----- Extracted material -----
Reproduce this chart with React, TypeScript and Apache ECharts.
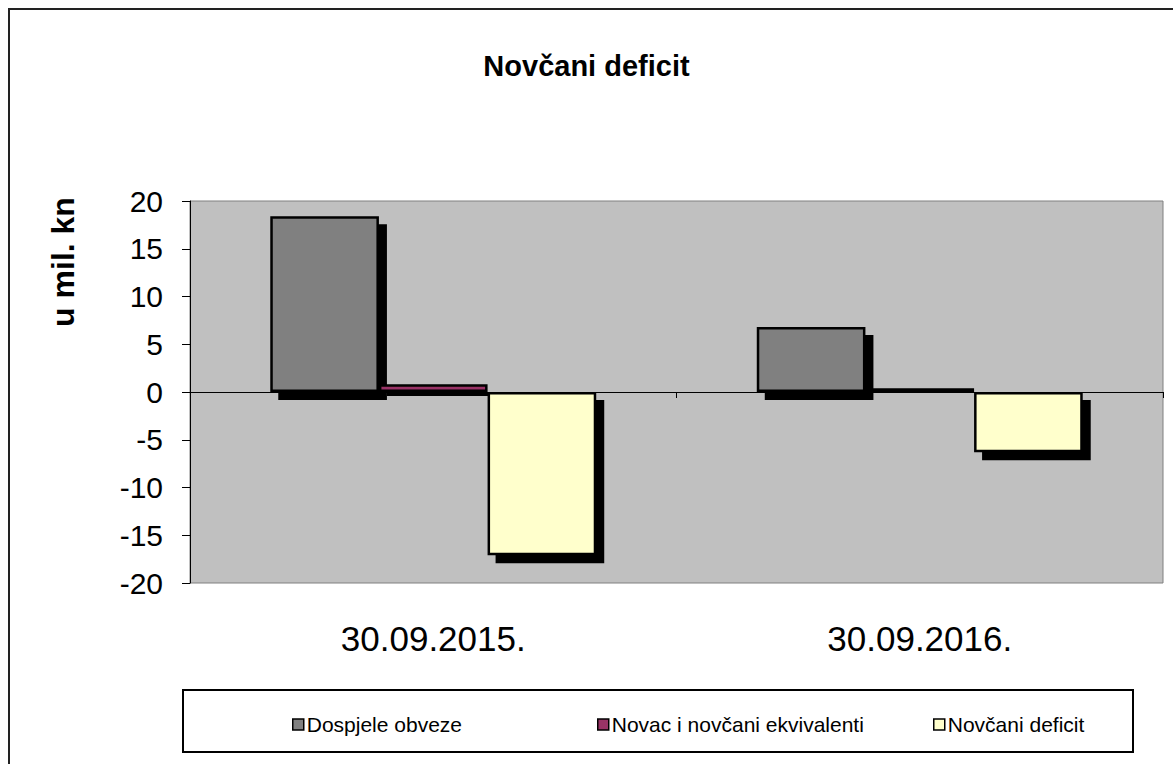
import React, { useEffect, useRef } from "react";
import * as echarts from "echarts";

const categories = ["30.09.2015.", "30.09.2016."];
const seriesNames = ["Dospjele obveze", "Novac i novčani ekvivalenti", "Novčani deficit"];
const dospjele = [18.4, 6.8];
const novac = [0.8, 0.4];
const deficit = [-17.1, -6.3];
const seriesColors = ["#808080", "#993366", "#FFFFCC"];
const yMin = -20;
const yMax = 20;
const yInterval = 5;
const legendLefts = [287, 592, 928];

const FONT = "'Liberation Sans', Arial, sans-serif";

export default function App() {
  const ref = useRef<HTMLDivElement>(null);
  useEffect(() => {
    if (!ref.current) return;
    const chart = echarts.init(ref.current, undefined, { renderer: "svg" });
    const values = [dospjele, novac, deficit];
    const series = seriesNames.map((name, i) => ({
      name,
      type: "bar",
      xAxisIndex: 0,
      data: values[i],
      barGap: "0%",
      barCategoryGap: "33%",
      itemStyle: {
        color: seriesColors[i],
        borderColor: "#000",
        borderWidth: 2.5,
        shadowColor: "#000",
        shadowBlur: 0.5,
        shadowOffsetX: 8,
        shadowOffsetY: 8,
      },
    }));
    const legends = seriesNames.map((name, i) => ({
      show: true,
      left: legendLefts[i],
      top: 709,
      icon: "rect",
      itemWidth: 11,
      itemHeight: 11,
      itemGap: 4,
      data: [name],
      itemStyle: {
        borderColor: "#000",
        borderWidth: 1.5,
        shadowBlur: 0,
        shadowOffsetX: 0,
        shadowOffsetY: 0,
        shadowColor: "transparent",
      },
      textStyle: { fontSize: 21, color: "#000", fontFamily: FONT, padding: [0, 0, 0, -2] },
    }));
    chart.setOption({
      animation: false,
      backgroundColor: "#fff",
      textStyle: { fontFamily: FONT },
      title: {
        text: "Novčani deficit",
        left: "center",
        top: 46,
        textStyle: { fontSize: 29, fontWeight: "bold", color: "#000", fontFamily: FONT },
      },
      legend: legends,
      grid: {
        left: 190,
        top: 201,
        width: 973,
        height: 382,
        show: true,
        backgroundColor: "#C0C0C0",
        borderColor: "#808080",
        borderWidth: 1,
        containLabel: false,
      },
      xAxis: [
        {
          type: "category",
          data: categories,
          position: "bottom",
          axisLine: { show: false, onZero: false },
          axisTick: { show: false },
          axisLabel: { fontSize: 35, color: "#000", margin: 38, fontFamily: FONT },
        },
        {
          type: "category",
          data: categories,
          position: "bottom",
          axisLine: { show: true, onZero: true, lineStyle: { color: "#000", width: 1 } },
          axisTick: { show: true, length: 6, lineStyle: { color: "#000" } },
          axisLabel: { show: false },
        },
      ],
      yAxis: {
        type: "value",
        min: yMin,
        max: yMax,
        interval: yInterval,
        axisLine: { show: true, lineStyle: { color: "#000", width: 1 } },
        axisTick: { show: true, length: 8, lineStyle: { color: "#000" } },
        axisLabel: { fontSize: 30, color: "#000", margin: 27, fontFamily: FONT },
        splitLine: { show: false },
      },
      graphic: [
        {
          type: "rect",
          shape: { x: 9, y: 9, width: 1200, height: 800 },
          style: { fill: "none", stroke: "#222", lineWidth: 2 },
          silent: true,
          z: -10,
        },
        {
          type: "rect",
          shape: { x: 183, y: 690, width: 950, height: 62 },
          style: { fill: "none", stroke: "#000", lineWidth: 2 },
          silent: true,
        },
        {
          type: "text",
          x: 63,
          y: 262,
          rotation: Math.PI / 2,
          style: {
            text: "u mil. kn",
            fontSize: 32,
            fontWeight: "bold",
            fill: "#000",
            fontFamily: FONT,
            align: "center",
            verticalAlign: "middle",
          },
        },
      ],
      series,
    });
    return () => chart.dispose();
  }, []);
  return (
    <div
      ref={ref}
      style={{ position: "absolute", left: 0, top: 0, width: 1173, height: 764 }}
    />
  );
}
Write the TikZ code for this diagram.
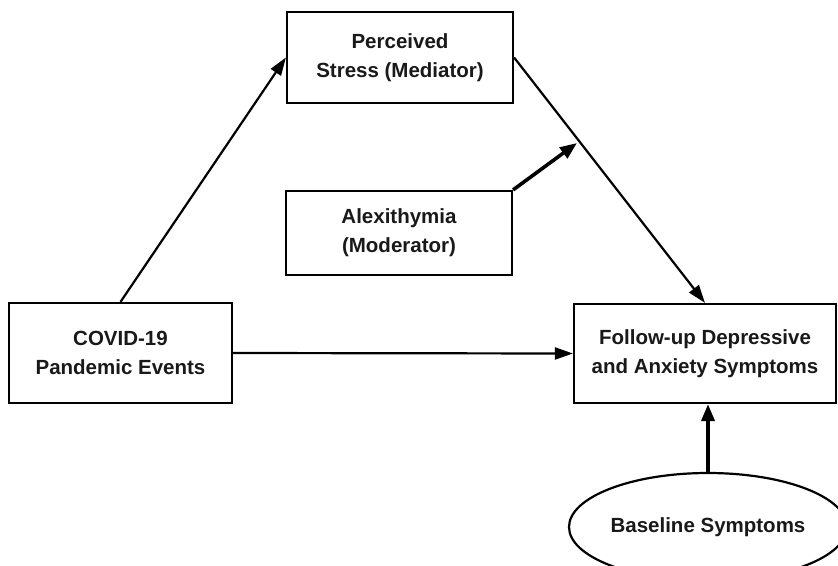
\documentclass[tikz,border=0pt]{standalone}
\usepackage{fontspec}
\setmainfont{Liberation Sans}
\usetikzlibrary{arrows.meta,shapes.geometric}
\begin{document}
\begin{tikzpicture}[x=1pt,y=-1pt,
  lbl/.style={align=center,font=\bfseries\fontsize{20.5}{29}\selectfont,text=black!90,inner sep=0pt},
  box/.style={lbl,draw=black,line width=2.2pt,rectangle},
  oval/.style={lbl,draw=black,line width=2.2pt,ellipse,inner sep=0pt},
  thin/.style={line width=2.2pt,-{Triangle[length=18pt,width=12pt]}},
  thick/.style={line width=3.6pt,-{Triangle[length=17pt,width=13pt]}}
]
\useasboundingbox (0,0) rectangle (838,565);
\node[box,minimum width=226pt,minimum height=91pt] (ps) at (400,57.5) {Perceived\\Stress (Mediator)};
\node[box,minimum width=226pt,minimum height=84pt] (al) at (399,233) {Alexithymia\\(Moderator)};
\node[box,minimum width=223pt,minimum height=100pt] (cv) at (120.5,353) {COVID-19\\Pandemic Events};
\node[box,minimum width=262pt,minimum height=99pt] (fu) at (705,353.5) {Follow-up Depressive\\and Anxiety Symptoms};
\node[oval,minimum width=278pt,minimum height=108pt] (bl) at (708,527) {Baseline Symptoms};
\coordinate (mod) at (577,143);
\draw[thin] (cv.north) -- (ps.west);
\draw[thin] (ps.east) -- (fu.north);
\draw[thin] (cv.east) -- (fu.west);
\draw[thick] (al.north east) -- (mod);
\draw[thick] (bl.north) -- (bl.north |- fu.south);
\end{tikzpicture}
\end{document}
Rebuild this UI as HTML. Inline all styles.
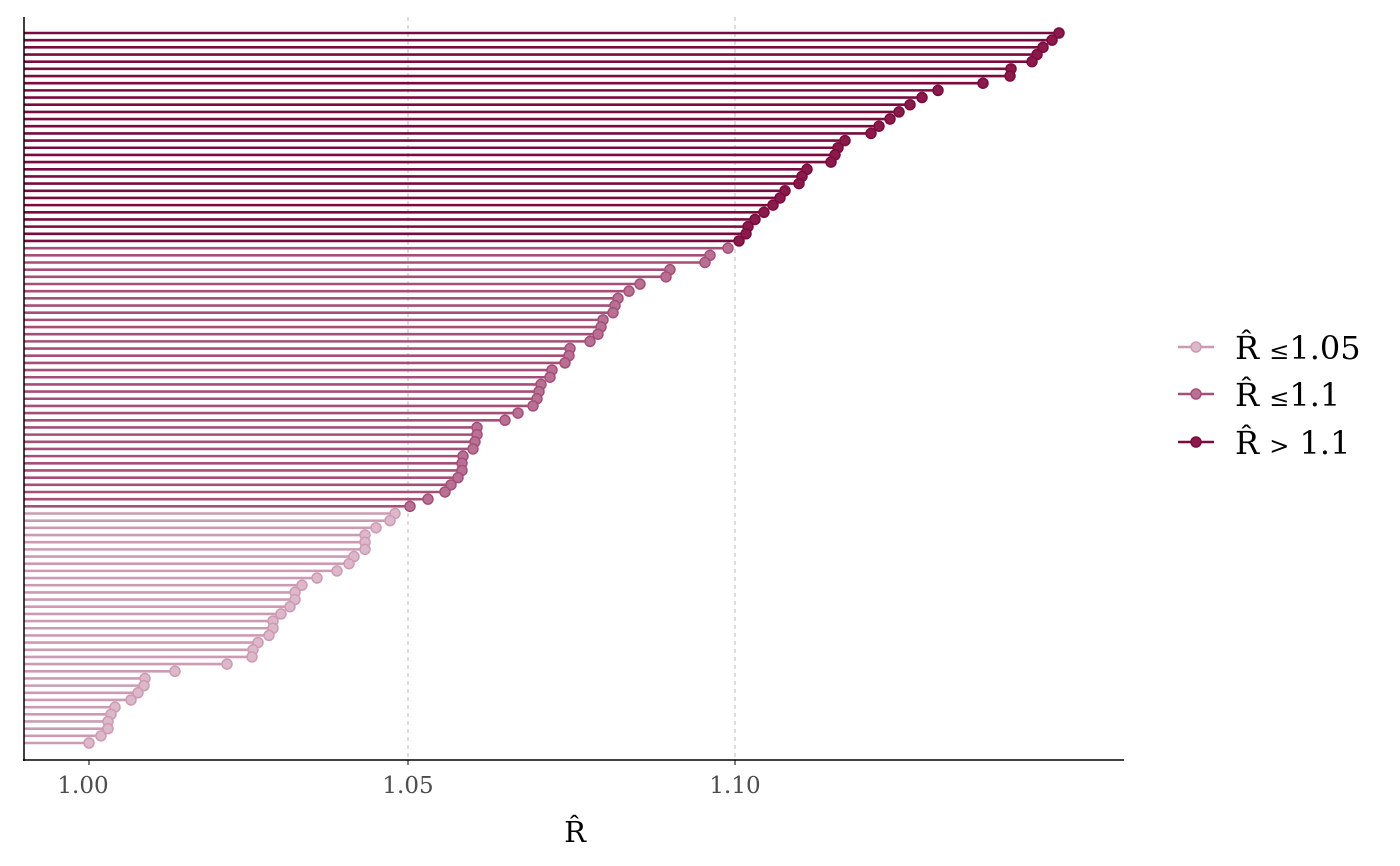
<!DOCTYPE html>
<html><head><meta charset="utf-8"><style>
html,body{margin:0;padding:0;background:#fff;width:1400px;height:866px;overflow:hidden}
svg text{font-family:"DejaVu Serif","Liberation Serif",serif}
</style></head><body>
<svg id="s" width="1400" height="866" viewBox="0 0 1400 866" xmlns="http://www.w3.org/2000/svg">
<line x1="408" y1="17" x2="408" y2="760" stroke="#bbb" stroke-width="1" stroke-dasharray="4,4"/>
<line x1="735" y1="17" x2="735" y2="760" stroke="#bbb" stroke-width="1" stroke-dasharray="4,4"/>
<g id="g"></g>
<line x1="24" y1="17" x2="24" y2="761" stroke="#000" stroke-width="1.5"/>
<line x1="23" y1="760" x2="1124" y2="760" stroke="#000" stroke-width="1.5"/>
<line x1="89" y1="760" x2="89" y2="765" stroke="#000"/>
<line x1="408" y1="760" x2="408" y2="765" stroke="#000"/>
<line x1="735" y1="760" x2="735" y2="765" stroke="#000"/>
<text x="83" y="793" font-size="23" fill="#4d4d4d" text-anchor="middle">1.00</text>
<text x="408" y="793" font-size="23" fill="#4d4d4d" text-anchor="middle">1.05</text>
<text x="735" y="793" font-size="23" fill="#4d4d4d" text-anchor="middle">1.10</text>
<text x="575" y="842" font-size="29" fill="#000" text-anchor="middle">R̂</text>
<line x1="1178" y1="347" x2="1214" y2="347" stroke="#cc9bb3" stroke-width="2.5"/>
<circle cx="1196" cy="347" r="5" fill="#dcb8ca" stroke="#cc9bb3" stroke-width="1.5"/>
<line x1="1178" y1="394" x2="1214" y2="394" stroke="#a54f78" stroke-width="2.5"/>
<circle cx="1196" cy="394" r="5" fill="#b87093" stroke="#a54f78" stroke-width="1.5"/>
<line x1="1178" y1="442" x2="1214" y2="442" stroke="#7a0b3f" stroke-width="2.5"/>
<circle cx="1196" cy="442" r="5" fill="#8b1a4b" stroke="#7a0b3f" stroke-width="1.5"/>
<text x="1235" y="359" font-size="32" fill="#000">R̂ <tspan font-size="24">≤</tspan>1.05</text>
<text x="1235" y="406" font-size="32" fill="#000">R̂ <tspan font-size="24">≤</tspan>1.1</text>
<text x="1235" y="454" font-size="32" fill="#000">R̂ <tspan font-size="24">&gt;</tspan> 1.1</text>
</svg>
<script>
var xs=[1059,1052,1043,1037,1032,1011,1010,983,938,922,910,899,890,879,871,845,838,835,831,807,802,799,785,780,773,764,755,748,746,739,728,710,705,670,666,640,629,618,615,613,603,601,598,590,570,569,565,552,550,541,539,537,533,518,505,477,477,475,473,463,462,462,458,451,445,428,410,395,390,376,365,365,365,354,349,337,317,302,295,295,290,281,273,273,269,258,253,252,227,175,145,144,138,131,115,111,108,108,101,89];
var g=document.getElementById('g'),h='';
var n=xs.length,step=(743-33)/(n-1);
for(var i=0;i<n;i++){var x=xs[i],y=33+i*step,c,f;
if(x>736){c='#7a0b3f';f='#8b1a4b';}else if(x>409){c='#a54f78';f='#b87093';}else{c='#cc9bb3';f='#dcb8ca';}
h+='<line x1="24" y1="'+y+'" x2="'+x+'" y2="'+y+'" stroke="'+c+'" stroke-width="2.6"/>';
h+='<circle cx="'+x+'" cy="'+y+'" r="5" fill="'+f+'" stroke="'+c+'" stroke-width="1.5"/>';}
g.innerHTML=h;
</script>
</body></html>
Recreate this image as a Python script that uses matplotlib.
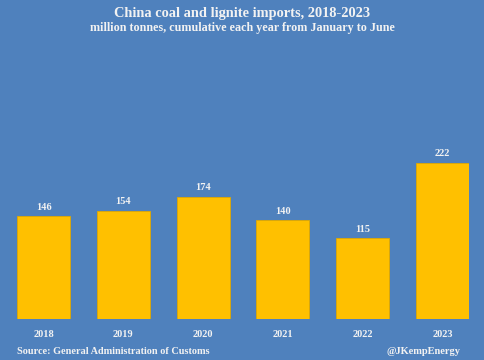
-----
- **Exercise aim**
Quote only what lies between the first line of the records and the line containing "import * as", please, including both lines and excluding images.

- **Output for this task**
Reproduce this chart with React, TypeScript and Apache ECharts.
import React, { useEffect, useRef } from "react";
import * as echarts from "echarts";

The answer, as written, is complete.